_Task input_:
— Begin —

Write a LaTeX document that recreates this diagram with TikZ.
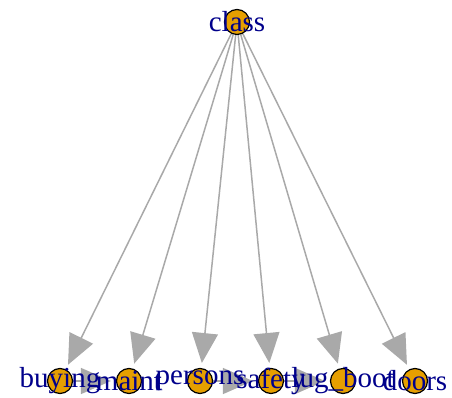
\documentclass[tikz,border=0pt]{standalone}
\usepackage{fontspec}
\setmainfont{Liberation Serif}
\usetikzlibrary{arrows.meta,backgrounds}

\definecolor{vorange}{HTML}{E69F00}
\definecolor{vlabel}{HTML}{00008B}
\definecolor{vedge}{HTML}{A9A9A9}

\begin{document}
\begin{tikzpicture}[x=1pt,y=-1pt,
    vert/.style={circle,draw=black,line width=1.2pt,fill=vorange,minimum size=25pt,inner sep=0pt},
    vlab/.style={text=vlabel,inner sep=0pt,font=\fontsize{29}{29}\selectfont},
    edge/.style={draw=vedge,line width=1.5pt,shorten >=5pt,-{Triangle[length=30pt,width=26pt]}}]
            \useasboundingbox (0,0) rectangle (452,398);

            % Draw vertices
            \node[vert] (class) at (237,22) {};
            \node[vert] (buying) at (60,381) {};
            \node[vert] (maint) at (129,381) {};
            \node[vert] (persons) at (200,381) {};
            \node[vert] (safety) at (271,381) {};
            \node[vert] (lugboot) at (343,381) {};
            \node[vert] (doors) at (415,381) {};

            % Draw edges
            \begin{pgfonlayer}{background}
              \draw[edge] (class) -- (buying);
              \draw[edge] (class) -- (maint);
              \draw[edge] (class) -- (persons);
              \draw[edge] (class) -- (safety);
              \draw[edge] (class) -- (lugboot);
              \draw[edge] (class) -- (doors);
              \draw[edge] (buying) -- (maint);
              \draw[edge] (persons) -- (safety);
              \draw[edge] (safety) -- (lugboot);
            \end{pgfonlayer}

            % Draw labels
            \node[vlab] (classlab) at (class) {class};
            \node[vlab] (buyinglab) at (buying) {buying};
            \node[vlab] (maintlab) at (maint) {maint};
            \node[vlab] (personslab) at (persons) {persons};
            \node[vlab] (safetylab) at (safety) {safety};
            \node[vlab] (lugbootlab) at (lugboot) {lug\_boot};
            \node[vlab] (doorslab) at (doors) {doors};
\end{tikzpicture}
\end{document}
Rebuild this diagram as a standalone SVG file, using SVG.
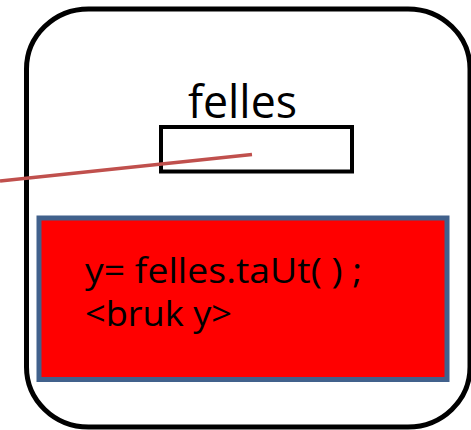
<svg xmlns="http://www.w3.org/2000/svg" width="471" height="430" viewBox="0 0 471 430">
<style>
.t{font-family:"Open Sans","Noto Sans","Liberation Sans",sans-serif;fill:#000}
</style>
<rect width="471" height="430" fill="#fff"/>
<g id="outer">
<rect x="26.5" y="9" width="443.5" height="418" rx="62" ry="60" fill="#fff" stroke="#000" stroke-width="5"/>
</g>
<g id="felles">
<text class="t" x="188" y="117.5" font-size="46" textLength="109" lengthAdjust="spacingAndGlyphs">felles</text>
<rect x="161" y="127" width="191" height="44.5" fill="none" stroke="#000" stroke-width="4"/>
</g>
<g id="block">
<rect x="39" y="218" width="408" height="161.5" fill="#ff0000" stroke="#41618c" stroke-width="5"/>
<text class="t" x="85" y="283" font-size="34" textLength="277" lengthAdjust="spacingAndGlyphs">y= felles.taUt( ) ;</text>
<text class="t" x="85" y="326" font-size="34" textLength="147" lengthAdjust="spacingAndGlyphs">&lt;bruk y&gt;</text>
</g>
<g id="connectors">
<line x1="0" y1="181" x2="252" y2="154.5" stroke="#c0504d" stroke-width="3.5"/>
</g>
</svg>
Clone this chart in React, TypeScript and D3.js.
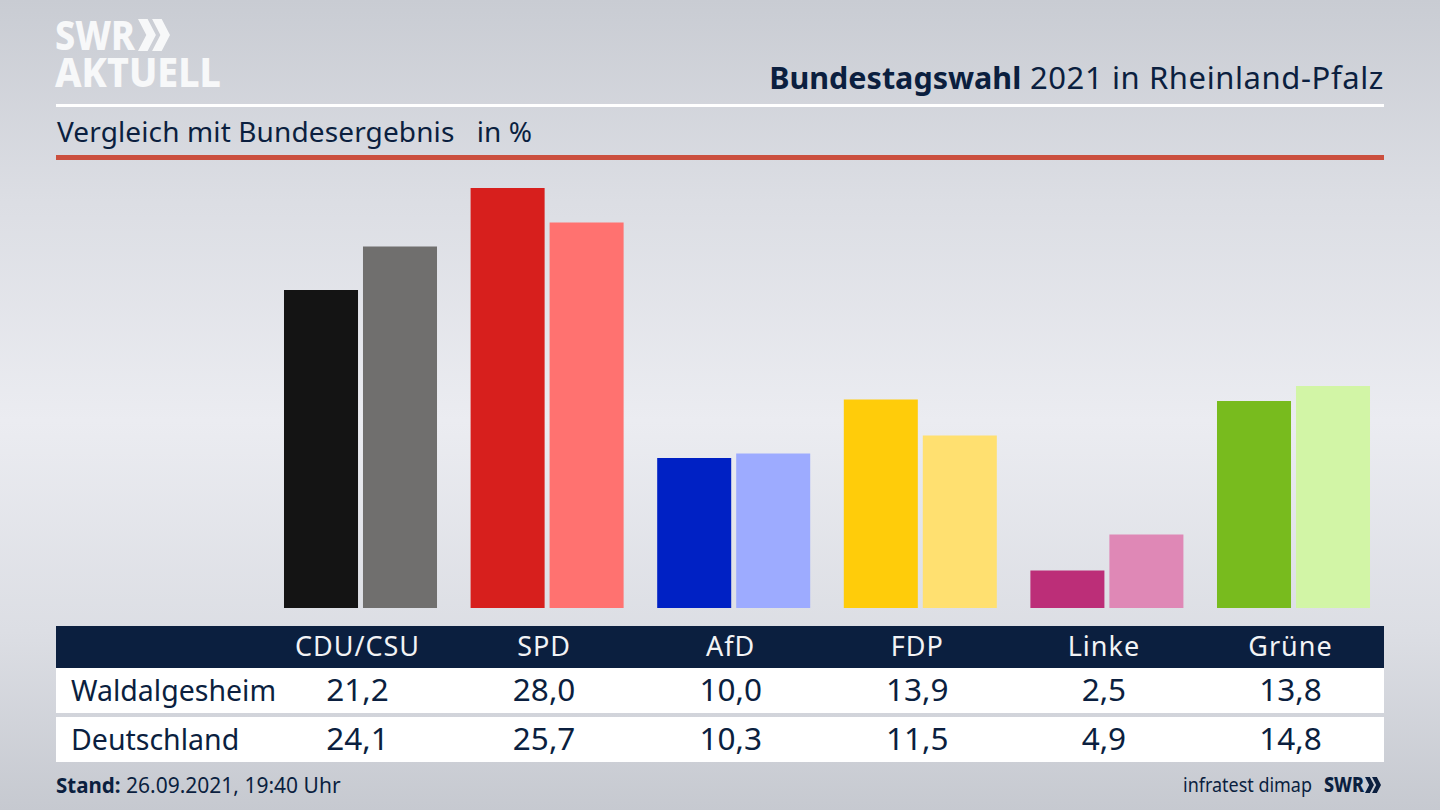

— End —

_Exercise details_: Transcribe the material exactly, and leave out whatever pictures it holds.

_Finished task_:
Write a LaTeX document that recreates this diagram with TikZ.
\documentclass[tikz,border=0pt]{standalone}
\usepackage{fontspec}
\setmainfont{Liberation Serif}
\usetikzlibrary{arrows.meta,backgrounds}

\definecolor{vorange}{HTML}{E69F00}
\definecolor{vlabel}{HTML}{00008B}
\definecolor{vedge}{HTML}{A9A9A9}

\begin{document}
\begin{tikzpicture}[x=1pt,y=-1pt,
    vert/.style={circle,draw=black,line width=1.2pt,fill=vorange,minimum size=25pt,inner sep=0pt},
    vlab/.style={text=vlabel,inner sep=0pt,font=\fontsize{29}{29}\selectfont},
    edge/.style={draw=vedge,line width=1.5pt,shorten >=5pt,-{Triangle[length=30pt,width=26pt]}}]
            \useasboundingbox (0,0) rectangle (452,398);

            % Draw vertices
            \node[vert] (class) at (237,22) {};
            \node[vert] (buying) at (60,381) {};
            \node[vert] (maint) at (129,381) {};
            \node[vert] (persons) at (200,381) {};
            \node[vert] (safety) at (271,381) {};
            \node[vert] (lugboot) at (343,381) {};
            \node[vert] (doors) at (415,381) {};

            % Draw edges
            \begin{pgfonlayer}{background}
              \draw[edge] (class) -- (buying);
              \draw[edge] (class) -- (maint);
              \draw[edge] (class) -- (persons);
              \draw[edge] (class) -- (safety);
              \draw[edge] (class) -- (lugboot);
              \draw[edge] (class) -- (doors);
              \draw[edge] (buying) -- (maint);
              \draw[edge] (persons) -- (safety);
              \draw[edge] (safety) -- (lugboot);
            \end{pgfonlayer}

            % Draw labels
            \node[vlab] (classlab) at (class) {class};
            \node[vlab] (buyinglab) at (buying) {buying};
            \node[vlab] (maintlab) at (maint) {maint};
            \node[vlab] (personslab) at (persons) {persons};
            \node[vlab] (safetylab) at (safety) {safety};
            \node[vlab] (lugbootlab) at (lugboot) {lug\_boot};
            \node[vlab] (doorslab) at (doors) {doors};
\end{tikzpicture}
\end{document}
Rebuild this diagram as a standalone SVG file, using SVG.
<svg xmlns="http://www.w3.org/2000/svg" width="471" height="430" viewBox="0 0 471 430">
<style>
.t{font-family:"Open Sans","Noto Sans","Liberation Sans",sans-serif;fill:#000}
</style>
<rect width="471" height="430" fill="#fff"/>
<g id="outer">
<rect x="26.5" y="9" width="443.5" height="418" rx="62" ry="60" fill="#fff" stroke="#000" stroke-width="5"/>
</g>
<g id="felles">
<text class="t" x="188" y="117.5" font-size="46" textLength="109" lengthAdjust="spacingAndGlyphs">felles</text>
<rect x="161" y="127" width="191" height="44.5" fill="none" stroke="#000" stroke-width="4"/>
</g>
<g id="block">
<rect x="39" y="218" width="408" height="161.5" fill="#ff0000" stroke="#41618c" stroke-width="5"/>
<text class="t" x="85" y="283" font-size="34" textLength="277" lengthAdjust="spacingAndGlyphs">y= felles.taUt( ) ;</text>
<text class="t" x="85" y="326" font-size="34" textLength="147" lengthAdjust="spacingAndGlyphs">&lt;bruk y&gt;</text>
</g>
<g id="connectors">
<line x1="0" y1="181" x2="252" y2="154.5" stroke="#c0504d" stroke-width="3.5"/>
</g>
</svg>
Clone this chart in React, TypeScript and D3.js.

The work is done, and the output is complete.